### Dataset excerpt

#####

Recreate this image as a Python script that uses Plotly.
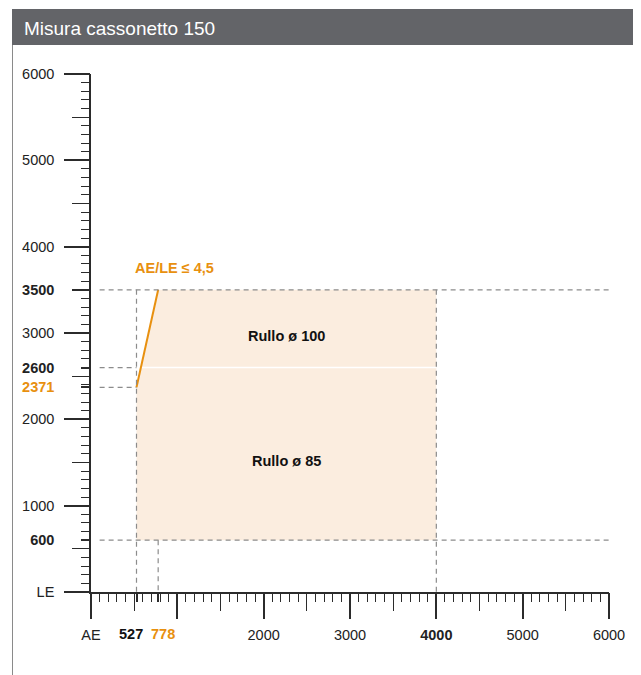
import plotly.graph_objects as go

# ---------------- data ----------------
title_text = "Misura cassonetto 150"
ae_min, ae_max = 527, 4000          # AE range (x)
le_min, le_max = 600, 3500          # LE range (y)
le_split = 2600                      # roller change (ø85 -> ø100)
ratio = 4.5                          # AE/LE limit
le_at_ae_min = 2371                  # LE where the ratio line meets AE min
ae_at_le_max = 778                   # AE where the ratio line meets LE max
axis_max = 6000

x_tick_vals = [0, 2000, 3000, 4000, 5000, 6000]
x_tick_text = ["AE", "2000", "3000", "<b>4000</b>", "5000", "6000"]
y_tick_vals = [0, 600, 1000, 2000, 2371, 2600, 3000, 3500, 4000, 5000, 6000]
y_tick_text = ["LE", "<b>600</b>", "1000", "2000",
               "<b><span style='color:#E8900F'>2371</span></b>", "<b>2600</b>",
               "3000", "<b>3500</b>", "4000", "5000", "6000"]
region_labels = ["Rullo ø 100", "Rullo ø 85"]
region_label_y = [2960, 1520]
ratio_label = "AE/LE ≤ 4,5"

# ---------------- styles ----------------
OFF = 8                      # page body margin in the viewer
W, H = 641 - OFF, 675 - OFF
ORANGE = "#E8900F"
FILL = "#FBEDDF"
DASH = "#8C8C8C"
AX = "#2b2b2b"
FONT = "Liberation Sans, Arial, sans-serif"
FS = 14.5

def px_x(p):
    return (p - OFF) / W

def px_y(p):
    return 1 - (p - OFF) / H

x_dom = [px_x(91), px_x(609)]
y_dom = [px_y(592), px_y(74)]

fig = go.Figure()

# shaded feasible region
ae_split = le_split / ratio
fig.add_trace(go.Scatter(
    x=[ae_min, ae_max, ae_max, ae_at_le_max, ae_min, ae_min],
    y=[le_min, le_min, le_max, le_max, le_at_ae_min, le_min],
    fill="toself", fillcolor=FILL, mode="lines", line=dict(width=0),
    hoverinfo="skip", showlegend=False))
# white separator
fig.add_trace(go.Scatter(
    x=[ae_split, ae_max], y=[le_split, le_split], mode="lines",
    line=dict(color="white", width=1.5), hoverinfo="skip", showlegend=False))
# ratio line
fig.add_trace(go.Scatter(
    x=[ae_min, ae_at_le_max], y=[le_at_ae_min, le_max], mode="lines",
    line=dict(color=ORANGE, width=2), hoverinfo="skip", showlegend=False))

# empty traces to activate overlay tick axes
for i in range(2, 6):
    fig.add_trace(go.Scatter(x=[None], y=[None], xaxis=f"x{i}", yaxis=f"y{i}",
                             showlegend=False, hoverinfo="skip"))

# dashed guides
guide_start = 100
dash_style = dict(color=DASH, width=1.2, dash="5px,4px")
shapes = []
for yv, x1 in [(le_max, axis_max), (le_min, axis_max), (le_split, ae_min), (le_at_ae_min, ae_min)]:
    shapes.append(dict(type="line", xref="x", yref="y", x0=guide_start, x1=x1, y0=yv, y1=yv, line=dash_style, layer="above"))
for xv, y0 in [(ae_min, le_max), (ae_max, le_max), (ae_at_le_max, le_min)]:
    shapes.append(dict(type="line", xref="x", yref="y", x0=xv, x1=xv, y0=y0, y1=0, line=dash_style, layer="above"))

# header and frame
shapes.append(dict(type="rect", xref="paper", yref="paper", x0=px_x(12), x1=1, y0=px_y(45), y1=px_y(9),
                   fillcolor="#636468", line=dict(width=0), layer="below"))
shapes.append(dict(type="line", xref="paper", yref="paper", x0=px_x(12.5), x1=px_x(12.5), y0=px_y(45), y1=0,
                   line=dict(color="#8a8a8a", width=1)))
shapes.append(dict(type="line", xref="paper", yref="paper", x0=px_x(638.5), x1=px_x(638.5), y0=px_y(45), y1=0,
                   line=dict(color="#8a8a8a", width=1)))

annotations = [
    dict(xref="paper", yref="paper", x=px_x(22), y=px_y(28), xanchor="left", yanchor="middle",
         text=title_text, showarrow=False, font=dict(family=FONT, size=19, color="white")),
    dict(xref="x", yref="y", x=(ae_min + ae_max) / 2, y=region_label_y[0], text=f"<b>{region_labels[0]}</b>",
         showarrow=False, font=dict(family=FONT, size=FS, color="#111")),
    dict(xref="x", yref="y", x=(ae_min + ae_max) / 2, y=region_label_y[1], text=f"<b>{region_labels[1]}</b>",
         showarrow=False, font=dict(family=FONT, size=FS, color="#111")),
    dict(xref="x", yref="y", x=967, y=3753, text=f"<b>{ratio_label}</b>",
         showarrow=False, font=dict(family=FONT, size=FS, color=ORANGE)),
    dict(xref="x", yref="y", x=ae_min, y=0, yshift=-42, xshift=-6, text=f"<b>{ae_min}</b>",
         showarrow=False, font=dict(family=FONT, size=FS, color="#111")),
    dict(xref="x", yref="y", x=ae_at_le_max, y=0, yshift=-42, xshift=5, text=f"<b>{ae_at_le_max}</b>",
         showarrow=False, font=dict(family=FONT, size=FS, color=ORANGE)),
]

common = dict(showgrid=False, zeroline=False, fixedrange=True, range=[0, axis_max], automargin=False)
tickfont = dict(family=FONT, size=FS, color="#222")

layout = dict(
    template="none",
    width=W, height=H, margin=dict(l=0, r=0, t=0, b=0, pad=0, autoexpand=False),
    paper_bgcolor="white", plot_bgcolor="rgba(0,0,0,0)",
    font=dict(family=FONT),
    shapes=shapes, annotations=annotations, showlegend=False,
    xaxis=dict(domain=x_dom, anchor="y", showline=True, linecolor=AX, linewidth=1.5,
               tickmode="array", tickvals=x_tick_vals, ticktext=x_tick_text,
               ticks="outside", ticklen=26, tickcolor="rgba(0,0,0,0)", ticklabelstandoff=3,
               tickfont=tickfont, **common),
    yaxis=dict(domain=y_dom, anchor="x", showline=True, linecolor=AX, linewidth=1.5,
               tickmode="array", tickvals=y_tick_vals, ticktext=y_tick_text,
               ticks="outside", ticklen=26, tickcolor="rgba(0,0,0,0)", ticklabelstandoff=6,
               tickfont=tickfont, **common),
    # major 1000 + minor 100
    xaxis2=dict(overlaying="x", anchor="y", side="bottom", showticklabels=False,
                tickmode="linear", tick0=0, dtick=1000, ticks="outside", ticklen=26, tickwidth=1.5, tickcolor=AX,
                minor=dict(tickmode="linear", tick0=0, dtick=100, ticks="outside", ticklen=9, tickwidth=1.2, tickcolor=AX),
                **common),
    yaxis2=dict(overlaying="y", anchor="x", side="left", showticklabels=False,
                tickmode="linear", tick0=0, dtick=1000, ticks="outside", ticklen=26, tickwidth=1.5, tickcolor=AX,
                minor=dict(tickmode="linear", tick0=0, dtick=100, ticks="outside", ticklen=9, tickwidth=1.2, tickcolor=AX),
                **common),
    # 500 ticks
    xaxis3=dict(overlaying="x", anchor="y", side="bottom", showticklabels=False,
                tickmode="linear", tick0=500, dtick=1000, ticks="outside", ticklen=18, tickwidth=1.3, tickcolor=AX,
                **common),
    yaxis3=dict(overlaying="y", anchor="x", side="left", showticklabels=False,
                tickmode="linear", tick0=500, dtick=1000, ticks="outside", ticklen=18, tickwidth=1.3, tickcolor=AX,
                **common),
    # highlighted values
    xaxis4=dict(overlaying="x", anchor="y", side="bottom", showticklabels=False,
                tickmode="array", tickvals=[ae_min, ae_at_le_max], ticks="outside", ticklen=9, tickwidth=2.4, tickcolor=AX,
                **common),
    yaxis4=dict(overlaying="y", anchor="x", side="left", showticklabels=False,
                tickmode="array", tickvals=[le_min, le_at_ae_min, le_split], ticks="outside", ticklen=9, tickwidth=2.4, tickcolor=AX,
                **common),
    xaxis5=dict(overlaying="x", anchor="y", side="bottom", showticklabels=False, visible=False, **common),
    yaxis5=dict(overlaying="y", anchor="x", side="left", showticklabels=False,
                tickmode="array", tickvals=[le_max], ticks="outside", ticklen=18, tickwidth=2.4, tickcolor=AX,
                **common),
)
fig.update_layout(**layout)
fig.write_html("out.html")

#####

Quote, exactly and only, the lines from the first line of the data above through the line containing "import plotly.graph_objects as go". The pictures do not belong in it.

Recreate this image as a Python script that uses Plotly.
import plotly.graph_objects as go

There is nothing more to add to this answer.